Read the lines that follow and pick out every one containing the word "this".

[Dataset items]
'''
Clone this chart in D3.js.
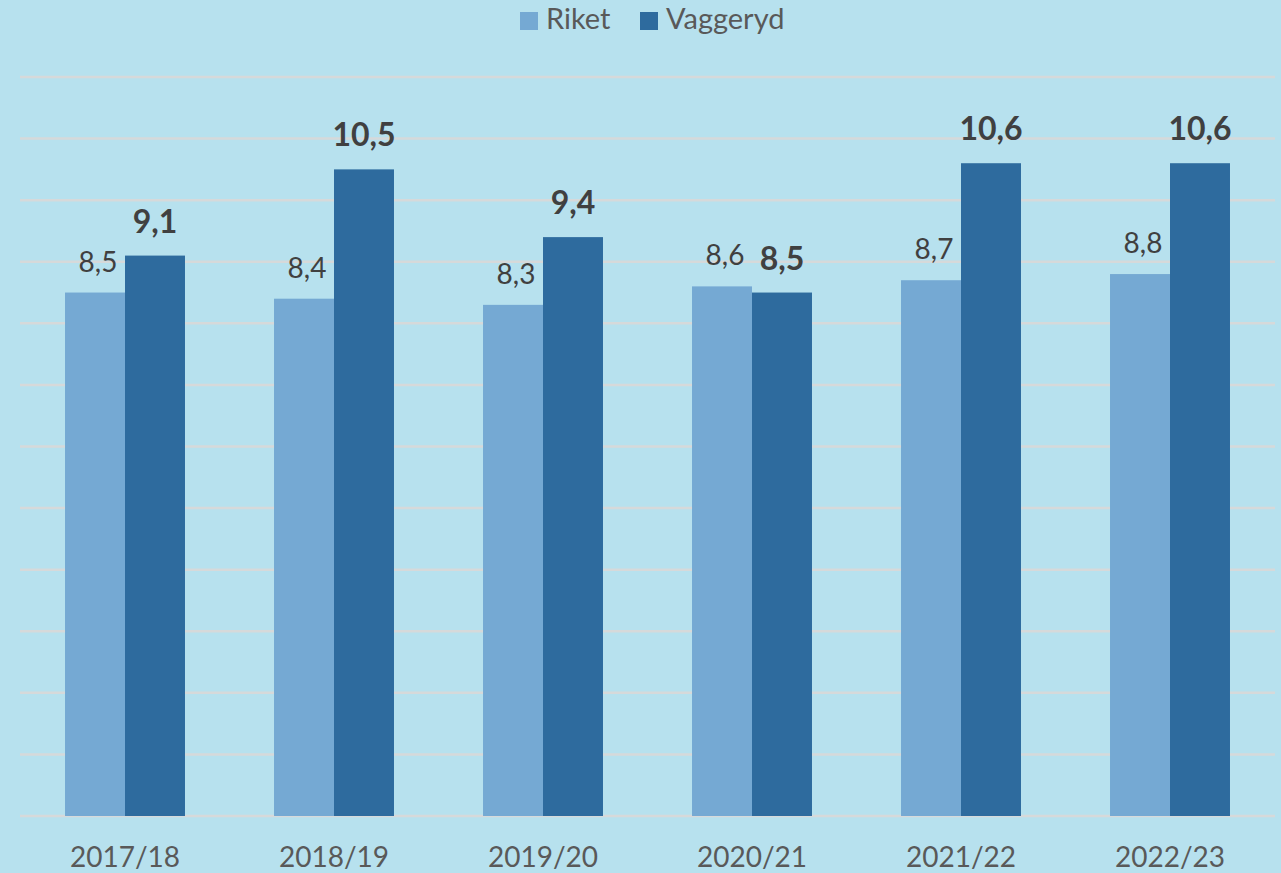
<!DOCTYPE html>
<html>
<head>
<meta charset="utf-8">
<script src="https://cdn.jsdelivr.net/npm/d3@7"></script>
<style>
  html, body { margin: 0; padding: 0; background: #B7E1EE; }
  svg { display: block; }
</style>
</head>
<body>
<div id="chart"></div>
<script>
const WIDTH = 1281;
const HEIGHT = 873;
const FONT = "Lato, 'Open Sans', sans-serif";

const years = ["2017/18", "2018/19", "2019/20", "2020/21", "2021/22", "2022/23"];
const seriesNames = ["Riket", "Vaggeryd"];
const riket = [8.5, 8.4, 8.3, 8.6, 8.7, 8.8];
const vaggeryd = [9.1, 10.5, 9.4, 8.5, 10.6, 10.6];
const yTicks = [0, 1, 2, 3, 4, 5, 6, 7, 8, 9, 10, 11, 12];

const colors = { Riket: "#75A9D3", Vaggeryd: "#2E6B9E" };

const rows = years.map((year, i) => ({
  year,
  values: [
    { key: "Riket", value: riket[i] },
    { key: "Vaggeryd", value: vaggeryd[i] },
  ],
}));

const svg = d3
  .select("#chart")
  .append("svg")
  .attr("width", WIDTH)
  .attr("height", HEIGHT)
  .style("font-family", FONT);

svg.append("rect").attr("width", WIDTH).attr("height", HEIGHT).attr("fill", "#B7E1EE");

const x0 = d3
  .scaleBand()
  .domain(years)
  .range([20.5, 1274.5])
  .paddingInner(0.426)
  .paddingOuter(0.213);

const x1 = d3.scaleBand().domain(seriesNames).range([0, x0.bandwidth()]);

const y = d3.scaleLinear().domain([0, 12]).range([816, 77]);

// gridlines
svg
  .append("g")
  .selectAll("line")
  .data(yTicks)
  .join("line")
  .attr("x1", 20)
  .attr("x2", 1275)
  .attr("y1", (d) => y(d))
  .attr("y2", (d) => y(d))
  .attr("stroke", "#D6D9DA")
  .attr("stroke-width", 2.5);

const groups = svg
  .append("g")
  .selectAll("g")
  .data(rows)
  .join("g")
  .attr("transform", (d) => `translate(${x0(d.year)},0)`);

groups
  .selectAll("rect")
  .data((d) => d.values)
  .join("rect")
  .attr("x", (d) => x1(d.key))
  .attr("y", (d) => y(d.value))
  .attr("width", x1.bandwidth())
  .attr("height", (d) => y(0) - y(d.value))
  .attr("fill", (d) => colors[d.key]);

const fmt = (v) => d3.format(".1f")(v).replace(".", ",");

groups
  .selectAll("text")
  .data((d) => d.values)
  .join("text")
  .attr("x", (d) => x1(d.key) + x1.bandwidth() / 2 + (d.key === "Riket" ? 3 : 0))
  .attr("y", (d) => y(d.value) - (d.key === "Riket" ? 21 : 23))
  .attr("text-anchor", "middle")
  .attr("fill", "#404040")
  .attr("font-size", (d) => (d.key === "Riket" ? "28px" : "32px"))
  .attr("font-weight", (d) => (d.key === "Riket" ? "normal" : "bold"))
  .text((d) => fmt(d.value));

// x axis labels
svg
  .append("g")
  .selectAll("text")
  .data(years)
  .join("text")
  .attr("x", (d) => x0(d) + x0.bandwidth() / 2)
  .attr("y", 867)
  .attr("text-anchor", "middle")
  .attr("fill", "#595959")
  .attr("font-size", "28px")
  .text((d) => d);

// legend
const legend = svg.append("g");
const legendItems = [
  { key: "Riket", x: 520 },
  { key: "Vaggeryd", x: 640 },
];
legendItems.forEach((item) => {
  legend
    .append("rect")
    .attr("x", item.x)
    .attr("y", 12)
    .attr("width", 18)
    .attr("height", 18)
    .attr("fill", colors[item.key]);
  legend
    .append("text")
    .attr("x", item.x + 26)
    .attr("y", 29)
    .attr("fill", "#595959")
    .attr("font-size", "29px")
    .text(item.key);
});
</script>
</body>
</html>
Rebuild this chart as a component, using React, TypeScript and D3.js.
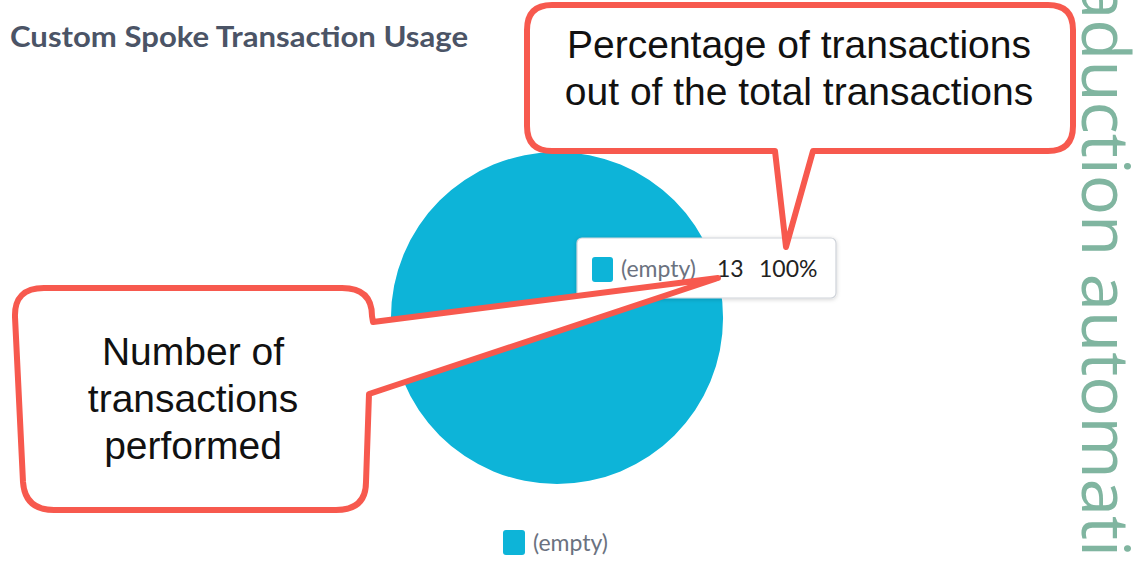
'''
Response to the exercise>
Clone this chart in D3.js.
Rebuild this chart as a component, using React, TypeScript and D3.js.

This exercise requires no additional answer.